How did you get to Berkeley and found Urban Ore?

I would probably have stayed in Eugene if I had been successful with the Office of Appropriate Technology, my first major outing as an applied sociologist. But I, and we, crashed and burned , and when I left, it felt like exile.  

The county solid waste manager never bought in to what we were doing. “Dan, you’ve got to understand there’s nothing valuable in garbage.” He paused to let that sink in. “If it was valuable, it wouldn’t be in the garbage.”  

I hitchhiked to Berkeley, where I met Bob Beatty, who hired me as a metal scavenger at the dump, out on San Francisco Bay north of the Berkeley pier. (It closed in 1983, and is now Cesar Chavez Park.)

I opened a little metal recovery depot by the side of the road on the way to the tip, and people started stopping to unload or to chat.  Several times a day I would cruise the tipping area, picking up anything I thought I could sell for scrap, or for reuse. I set up tables and created displays. Income increased.

I learned to generate “clean” material by separating steel screws from aluminum frames, breaking glass into bins, and sorting accurately. Selling for reuse was a steadier source of income, better than selling for scrap, so my metal handling depot quickly became a reuse store specializing in hardware and parts.

I turned any money earned over to the nonprofit that had the salvage contract, Bay Cities Resource Recovery Depot. When it went bankrupt, we kept going, and I registered Urban Ore. The Board of Equalization gave us a sales tax number, and we started collecting and paying sales taxes. Our first year’s revenue was $170,000. Last year, in 2014, it was $2.6 million.

We still don’t know what the top of the market is. So much more is being conserved than in the past, but there’s always more stuff.

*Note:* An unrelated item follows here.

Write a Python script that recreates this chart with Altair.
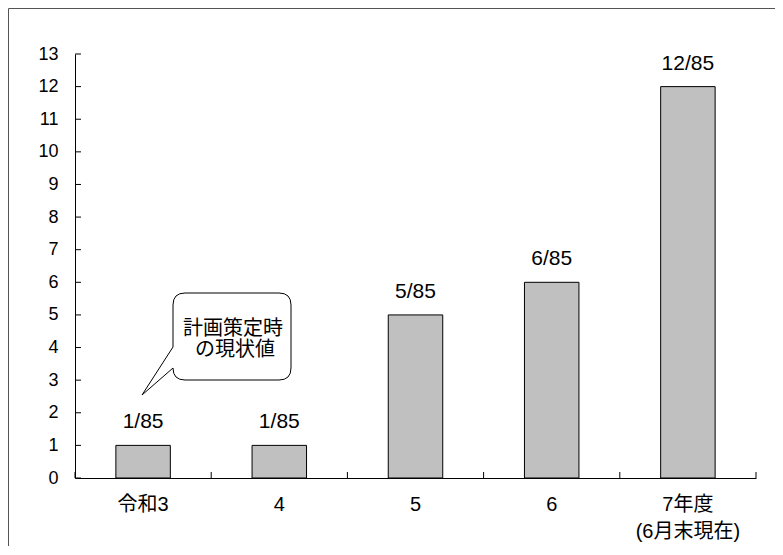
import altair as alt
import pandas as pd

categories = ["令和3", "4", "5", "6", "7年度\n(6月末現在)"]
values = [1, 1, 5, 6, 12]
value_labels = ["1/85", "1/85", "5/85", "6/85", "12/85"]
y_ticks = list(range(0, 14))
callout_lines = ["計画策定時", "の現状値"]

W, H = 681, 424
FONT = '"Liberation Sans", Arial, "Noto Sans CJK JP", sans-serif'

df = pd.DataFrame({"cat": categories, "val": values, "lab": value_labels})
ticks_df = pd.DataFrame({"val": y_ticks})

xscale = alt.Scale(type="band", paddingInner=0, paddingOuter=0)
yscale = alt.Scale(domain=[0, 13], nice=False, zero=True)

x_axis = alt.Axis(title=None, labelAngle=0, ticks=False, tickSize=0,
                  domainColor="black", labelColor="black",
                  labelFontSize=20, labelFont=FONT, labelPadding=16,
                  labelBaseline="top", labelLineHeight=27,
                  labelOverlap=False,
                  labelExpr="split(datum.label, '\\n')", grid=False)
y_axis = alt.Axis(title=None, values=y_ticks, ticks=False, tickSize=0,
                  domainColor="black", labelColor="black",
                  labelFontSize=18, labelFont=FONT, labelPadding=17,
                  labelOverlap=False, labelFlush=False, grid=False)

x_enc = alt.X("cat:N", sort=categories, scale=xscale, axis=x_axis)
y_enc = alt.Y("val:Q", scale=yscale, axis=y_axis)

bars = alt.Chart(df).mark_bar(width={"band": 0.4}, fill="#c0c0c0",
                              stroke="black", strokeWidth=1).encode(x=x_enc, y=y_enc)

labels = alt.Chart(df).mark_text(baseline="alphabetic", dy=-17, fontSize=21,
                                 font=FONT, color="black").encode(
    x=x_enc, y=y_enc, text="lab:N")

ytick_marks = alt.Chart(ticks_df).mark_rule(color="black", strokeWidth=1).encode(
    y=y_enc, x=alt.value(0), x2=alt.value(6))

xtick_marks = alt.Chart(df).mark_rule(color="black", strokeWidth=1).encode(
    x=alt.X("cat:N", sort=categories, scale=xscale, axis=x_axis, bandPosition=0),
    y=alt.value(H), y2=alt.value(H - 6))

xtick_end = alt.Chart(df.head(1)).mark_rule(color="black", strokeWidth=1).encode(
    x=alt.value(W), y=alt.value(H), y2=alt.value(H - 6))

# callout bubble (annotation shape, pixel path relative to plot origin)
callout_path = ("M 110 239 L 204 239 Q 216 239 216 251 L 216 314 Q 216 326 204 326 "
                "L 110 326 Q 98 326 98 314 L 67 341 L 98 293 L 98 251 Q 98 239 110 239 Z")
bubble = alt.Chart(df.head(1)).mark_point(
    shape=callout_path, size=4, filled=False, fill="white", fillOpacity=1,
    stroke="black", strokeWidth=1, opacity=1).encode(x=alt.value(0), y=alt.value(0))

ctext1 = alt.Chart(df.head(1)).mark_text(fontSize=20, font=FONT, color="black",
                                         baseline="middle", text=callout_lines[0]).encode(
    x=alt.value(158), y=alt.value(275))
ctext2 = alt.Chart(df.head(1)).mark_text(fontSize=20, font=FONT, color="black",
                                         baseline="middle", text=callout_lines[1]).encode(
    x=alt.value(160), y=alt.value(296))

# outer frame (top and left edges visible)
frame_top = alt.Chart(df.head(1)).mark_rule(color="#555555", strokeWidth=1).encode(
    x=alt.value(-66.5), x2=alt.value(W + 100), y=alt.value(-45.5))
frame_left = alt.Chart(df.head(1)).mark_rule(color="#555555", strokeWidth=1).encode(
    x=alt.value(-66.5), y=alt.value(-45.5), y2=alt.value(H + 200))

chart = alt.layer(frame_top, frame_left, bars, labels, ytick_marks, xtick_marks,
                  xtick_end, bubble, ctext1, ctext2).properties(
    width=W, height=H,
    autosize=alt.AutoSizeParams(type="none"),
    padding={"left": 67, "top": 46, "right": 19, "bottom": 68},
    background="white",
).configure_view(stroke=None)

chart.save("out.html", embed_options={"renderer": "svg", "actions": False})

What do you feel most proud of beyond your own successful salvage yard?

I’m proud of what we’ve done for the language of recycling, which is very different from the language of solid waste. I still love the theory of Total Recycling, or Zero Waste, starting with the 12 master categories I came up with in the mid-1980s. By then, I’d been working for more than six years at dumps and outside them, and I saw everything that came into the landfill before the compactors came along to push and smash everything. Every day in Berkeley, about four hundred vehicles came to the dump, from pickups to trailers to 18-wheelers.

With my wife Mary Lou Van Deventer, who I’d met when I showed slides about salvaging at a brown-bag lunch in Sacramento, I started writing a book called Total Recycling: Realistic Ways to Approach the Ideal. Mary Lou came up with a single slide for me to use in presentations — a classic pie chart — that showed the 12 master categories of salable commodities. 

If you build facilities that divert all of the 12 commodity types, you’ll be set to approach Zero Waste in incremental steps.

Thirty-five years later, we’re still salvaging at the Berkeley transfer station every day with a three-person crew. We divert an average of three tons a day from the transfer station alone, one ton per scavenger.

In my book, Wasted, a multinational named Consolidated Scavenger scoffs at recycling when it first comes on the scene, but then once it becomes popular, the company tries to take recycling over and kick the little guys off the field. It appears that that has happened. There don’t seem to be as many small recycling operations today.

I think it’s a well-cultivated myth that small-biz recycling is no more. Many start-up operations sold out, but many, many more opened across all commodity types. Take one example — concrete recycling, which started in earnest during the mid-1980s. 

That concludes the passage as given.